街づくりは「役に立たない」文系教育が必要だ ドイツエリートが哲学・歴史・芸術を学ぶ意味
あらゆる科目の授業で顔を出すのが、ドイツを代表する哲学者の一人、エマニュエル・カントだ。倫理、ドイツ語、歴史、経済、社会といった科目には必ず登場し、フランス語を学ぶ授業でも、シャルル・ド・モンテスキューなどとの比較でカントがやはりお目見えする。
さらに、授業の進め方も日本の学校とは大きく異なる。ドイツの子どもたちは、小学校からつねに発言されることが求められ、それが成績にも反映されるのだが、ギムナジウムでは、ほぼ毎日――少なくとも週2~3回は授業の中で活発なディベートが行われるのだ。
たとえば、ある日の歴史の授業で、ナチスの人種主義を取り上げることがあった。ちょうどドナルド・トランプ大統領が就任した時期だったため、教諭はトランプ大統領とナチスを重ねて論じた。すると、ある女子生徒が「就任早々なので、まずは観察すべき」といった趣旨の意見を述べた。すると教諭は、「あなたはナチスをサポートしているの?」と返し、議論が熱くなった。科目は歴史で主題はナチスだが、注目すべきは人種主義をキーワードに、現代まで関連づけた議論が展開されていることである。
A4用紙5ページに「自由について論ぜよ」
テストでは、論述が求められることも多い。英語のテストであれば、ある文学作品に関する見解を論じなさい、という問題が出題されることは珍しくない。芸術のテストでも、絵画表現や建築を社会の変化と関連づけて論ぜよ、といった問題がある。極めつきは、倫理の「自由について論ぜよ」という設問だ。解答用紙はA4で4~5ページあり、アルトゥール・ショーペンハウアーやカントの思想に触れながらたっぷりと論を展開させなくてはならないため、付け焼き刃ではとても太刀打ちできない。
こうしたギムナジウムの教育を見ると、日本でもこうした教育が取り入れられないものかと思う読者諸氏も多いと思う。だが、実生活で「役に立つかどうか」に重きを置いているように見える日本の教育において、「『自由』について論ぜよ」というのをはめ込むのはなかなか容易ではないはずだ。

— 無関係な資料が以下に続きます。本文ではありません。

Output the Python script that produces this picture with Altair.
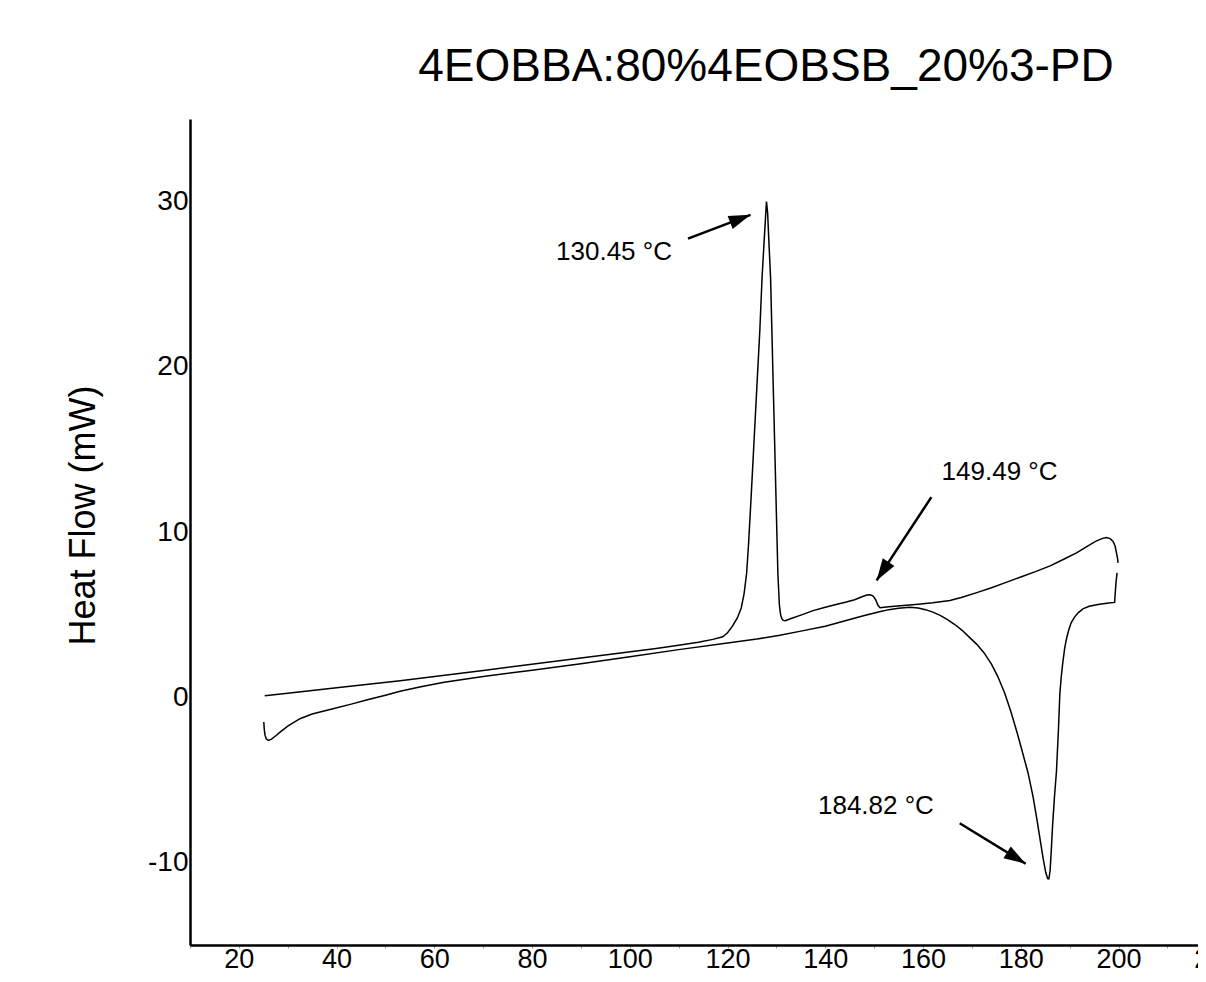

「役に立つかどうか」を重んじる教育は、近代国家として開発を急いだ明治以来のものだろう。この教育が実際役に立ち、バブル期あたりまでは、国の近代化を進め、経済力を高めることができた。
ただ、「役に立つ」ことのみに価値を置いた教育は、眼前の課題に対する「正解か不正解か」という二択が前提となり、とかく短期的成果を求めるものになりやすい。日本における街づくりを見ていても、眼前の課題に対する対症療法的な議論が目立つ。
一方で、ドイツをはじめとした欧州の都市計画は、長期的な視野が反映されている。前回記事(ピコ太郎が国連版「PPAP」で担った重要な役割)でも紹介したように、「持続可能性」といった概念を先に持ち出し、長い時間をかけて現実をそこに近づけようとしている。こうした発想は、役に立つかどうか、という尺度で測れるものではない。
こうした都市計画の原因療法的なあり方にこそ、哲学、歴史、芸術などの「役に立たない」文系教育の成果が多分に反映されているといえよう。目の前の問題解決を優先することも時には必要だが、主体的で長期的な地方の発展を考えるならば、「役に立たない」教育から得られる発想が重要になることがあるはずだ。
最後に、ナチスとトランプ大統領に関する議論がヒートアップした授業の顚末に触れておこうか。最終的に、反論した女子生徒は泣き出し、教室を出ていってしまった。ちょっとした「授業内の問題」だったわけだが、後日、校長先生がクラスに来てこう言った。「われわれはデモクラシーの国に住んでいます。どんな意見でも自由に述べる権利をあなたがたは持っています」。